I don’t like literary fiction. Fiction for me is an escape, and this book was far too heavy and too real of an examination of the ugliness of familial relationships to enjoy.

I also don’t like stories about discontented, overprivileged divorcees masquerading as neo-noir mysteries. I like one genre, and I don’t like the second unless I’m watching Reese Witherspoon and Nicole Kidman acting on HBO.

All that being said, this is a literary fiction workshop’s wet dream. It’s a rumination about depression mired in conflict, alcoholism, and mommy issues for 300 plus pages.

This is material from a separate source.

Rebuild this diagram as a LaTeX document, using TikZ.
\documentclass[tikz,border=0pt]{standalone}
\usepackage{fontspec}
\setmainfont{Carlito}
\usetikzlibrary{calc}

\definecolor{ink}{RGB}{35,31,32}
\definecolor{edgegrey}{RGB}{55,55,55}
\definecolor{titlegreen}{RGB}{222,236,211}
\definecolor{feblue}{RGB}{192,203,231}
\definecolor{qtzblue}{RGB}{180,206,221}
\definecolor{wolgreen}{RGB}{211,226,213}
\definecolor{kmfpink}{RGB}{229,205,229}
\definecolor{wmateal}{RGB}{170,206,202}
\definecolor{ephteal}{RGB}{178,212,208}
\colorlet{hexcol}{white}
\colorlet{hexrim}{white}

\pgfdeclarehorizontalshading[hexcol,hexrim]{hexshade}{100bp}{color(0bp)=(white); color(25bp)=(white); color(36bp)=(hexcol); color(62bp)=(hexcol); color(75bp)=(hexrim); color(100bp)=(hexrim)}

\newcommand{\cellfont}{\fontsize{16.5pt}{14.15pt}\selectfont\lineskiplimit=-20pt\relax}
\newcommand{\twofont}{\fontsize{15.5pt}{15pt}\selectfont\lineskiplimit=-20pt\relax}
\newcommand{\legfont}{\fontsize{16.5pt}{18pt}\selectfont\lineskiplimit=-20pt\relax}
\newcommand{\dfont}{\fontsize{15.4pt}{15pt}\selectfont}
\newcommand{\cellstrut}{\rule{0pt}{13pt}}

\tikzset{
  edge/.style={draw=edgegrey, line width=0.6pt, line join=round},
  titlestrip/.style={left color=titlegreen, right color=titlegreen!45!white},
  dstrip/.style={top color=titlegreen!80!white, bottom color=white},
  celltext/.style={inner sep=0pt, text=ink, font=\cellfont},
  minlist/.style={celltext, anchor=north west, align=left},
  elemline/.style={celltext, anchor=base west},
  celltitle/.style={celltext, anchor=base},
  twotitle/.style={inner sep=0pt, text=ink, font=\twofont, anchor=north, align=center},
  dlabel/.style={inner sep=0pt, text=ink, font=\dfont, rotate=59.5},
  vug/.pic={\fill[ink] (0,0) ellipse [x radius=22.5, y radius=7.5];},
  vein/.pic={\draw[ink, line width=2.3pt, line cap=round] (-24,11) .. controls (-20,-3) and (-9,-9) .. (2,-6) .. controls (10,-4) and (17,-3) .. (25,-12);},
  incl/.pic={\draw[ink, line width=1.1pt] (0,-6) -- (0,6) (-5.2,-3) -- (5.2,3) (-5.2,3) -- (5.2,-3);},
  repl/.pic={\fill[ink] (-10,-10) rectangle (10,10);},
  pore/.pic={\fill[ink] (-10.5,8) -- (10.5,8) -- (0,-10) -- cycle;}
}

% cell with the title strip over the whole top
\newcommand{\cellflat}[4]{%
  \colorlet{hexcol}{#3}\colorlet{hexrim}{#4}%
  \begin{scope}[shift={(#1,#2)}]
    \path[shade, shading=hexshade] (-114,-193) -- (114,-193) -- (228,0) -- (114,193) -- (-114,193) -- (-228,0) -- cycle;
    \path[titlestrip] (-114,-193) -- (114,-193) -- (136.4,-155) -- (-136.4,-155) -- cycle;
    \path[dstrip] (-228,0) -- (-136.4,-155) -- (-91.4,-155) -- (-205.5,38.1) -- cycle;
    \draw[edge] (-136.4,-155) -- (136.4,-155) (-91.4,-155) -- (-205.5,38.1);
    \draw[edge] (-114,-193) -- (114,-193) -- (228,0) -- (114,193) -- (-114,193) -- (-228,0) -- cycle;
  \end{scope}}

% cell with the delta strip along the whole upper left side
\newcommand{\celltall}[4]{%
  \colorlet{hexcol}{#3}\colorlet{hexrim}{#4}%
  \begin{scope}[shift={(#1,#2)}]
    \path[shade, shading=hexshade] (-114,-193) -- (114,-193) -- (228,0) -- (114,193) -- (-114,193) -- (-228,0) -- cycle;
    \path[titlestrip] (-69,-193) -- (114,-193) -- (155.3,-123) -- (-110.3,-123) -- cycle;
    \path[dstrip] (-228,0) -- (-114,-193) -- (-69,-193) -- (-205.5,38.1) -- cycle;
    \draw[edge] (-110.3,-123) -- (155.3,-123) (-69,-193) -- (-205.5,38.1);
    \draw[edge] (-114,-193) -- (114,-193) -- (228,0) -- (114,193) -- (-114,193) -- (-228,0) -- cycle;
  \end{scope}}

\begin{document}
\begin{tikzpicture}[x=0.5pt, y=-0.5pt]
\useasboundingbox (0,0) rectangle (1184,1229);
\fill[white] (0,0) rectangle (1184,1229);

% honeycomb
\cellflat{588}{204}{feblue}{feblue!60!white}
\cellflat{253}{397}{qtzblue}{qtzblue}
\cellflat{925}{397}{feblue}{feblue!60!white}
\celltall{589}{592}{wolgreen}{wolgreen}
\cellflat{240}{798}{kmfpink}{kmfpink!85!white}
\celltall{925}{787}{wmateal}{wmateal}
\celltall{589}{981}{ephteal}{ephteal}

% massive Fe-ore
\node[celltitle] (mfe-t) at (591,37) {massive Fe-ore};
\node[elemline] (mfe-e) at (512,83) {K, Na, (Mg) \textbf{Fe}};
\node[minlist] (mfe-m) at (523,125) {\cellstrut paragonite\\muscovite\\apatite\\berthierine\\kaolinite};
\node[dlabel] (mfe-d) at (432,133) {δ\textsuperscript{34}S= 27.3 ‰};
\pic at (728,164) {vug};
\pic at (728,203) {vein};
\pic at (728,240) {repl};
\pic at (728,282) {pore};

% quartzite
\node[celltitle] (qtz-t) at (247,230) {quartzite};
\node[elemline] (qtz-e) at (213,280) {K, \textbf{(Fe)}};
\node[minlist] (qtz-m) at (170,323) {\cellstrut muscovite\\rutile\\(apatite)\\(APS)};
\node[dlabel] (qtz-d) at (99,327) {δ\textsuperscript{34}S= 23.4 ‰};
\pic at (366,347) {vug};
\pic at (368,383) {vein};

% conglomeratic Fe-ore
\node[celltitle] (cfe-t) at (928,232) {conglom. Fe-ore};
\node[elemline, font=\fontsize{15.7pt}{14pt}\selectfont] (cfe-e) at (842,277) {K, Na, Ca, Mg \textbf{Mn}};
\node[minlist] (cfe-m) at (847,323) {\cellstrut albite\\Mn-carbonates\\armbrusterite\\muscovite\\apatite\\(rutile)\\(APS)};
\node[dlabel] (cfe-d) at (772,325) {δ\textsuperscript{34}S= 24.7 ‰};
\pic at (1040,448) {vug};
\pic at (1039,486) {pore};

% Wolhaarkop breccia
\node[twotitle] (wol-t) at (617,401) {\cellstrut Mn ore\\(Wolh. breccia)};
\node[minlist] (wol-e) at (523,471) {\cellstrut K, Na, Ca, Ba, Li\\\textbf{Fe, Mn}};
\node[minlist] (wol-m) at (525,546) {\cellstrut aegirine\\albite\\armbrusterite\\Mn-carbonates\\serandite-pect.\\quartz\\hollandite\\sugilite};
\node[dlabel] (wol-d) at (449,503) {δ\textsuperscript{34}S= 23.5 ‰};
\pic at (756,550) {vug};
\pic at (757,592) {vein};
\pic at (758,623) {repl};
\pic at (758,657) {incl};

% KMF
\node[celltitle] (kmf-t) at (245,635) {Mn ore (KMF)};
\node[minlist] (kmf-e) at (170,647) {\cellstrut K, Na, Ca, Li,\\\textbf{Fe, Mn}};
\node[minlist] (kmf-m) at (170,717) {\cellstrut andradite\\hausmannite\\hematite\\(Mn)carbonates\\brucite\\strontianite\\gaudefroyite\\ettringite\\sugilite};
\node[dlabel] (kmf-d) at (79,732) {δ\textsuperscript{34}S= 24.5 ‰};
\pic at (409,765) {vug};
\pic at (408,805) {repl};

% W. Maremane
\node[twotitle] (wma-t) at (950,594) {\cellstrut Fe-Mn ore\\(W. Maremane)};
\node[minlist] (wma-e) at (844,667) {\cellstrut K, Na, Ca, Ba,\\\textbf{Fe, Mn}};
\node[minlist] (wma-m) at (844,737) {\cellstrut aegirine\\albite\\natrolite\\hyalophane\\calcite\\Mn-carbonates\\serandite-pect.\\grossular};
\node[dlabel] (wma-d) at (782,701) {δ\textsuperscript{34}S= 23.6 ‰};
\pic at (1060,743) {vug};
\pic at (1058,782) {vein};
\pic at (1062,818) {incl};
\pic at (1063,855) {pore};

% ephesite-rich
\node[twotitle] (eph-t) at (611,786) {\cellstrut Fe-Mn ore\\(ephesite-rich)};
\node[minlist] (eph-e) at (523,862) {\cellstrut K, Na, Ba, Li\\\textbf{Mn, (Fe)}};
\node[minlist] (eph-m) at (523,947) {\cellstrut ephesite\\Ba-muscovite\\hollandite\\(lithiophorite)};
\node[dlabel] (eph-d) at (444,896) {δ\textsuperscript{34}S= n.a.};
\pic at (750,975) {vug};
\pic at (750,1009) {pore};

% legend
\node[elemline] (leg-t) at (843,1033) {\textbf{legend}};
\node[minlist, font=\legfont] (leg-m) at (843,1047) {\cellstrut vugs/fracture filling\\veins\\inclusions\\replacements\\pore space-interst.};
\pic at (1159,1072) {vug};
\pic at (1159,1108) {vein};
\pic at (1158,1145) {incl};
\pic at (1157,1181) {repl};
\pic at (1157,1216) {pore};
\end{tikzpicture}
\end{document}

The story is told in split perspectives, with chapters alternating between Lady and Esther’s narration. Both explore their complicated relationship with their mothers: Lady, through reflecting on her past relationship with her mother and her current relationship with her sons, and Esther, who emulates her mother’s drunken, lackadaisical hurtle through her 20’s as part of an art project.

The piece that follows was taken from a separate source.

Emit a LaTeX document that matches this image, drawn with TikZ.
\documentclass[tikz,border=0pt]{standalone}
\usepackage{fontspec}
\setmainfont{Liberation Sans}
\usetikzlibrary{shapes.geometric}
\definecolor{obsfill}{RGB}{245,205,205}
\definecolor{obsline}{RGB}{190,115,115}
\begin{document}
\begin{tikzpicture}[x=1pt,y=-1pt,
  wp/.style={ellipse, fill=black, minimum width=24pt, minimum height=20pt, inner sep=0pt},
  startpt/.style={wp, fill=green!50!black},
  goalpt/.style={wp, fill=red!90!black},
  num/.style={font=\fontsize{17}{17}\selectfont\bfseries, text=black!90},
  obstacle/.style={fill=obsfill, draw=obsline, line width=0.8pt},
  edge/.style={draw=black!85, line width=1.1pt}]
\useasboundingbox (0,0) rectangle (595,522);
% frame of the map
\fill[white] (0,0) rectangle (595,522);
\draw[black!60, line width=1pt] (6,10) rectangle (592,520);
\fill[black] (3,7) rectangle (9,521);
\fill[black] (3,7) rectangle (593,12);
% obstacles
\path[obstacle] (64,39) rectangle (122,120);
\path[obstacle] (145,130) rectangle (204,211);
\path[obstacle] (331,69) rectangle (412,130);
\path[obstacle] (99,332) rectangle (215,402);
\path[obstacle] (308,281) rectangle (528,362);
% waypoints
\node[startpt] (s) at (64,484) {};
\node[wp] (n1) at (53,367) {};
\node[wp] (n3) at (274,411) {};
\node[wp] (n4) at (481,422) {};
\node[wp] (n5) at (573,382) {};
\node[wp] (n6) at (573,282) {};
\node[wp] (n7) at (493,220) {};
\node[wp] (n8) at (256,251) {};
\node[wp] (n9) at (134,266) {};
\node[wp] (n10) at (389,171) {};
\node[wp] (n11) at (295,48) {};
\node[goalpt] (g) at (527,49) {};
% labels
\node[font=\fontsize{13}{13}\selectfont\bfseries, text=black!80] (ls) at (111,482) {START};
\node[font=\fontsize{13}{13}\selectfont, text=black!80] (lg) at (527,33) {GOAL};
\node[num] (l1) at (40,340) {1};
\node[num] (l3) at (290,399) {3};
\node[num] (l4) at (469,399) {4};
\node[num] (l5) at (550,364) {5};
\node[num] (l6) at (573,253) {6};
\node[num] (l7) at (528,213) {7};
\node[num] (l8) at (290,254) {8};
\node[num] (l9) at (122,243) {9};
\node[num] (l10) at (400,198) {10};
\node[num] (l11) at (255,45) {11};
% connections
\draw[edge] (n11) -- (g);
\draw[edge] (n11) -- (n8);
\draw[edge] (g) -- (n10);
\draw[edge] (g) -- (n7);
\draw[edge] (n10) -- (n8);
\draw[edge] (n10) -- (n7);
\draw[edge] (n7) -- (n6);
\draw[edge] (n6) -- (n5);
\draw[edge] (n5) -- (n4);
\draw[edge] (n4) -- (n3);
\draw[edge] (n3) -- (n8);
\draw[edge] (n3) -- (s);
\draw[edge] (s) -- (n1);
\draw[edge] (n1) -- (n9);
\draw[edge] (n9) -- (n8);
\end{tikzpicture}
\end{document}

At the end of the book, nothing really gets resolved for either woman, or if it does, it’s somewhere in the nebulous future. Esther is discovered as an imposter for impersonating her mother, her art show blindly veering off into a different direction she never intended off-screen. Lady only starts to heal her fractured relationship between her husband and her eldest son. Both women will assuredly end up alright, but we don’t get to really see any of it.

There’s no satisfying ending for either of Lady’s sons, or for Esther’s relationship with Seth. Instead, we get a big, argumentative blowup and then an abrupt ‘where are they now’ in the last few pages.

If you want an ode to modern literary fiction (or something to emulate in your MFA class), this is the novel for you! If you want a shadowy, neo-noir, Hollywood glam adventure, look elsewhere. Woman No. 17 is a lot of prolonged suspense that leaves both the characters and the reader suffering.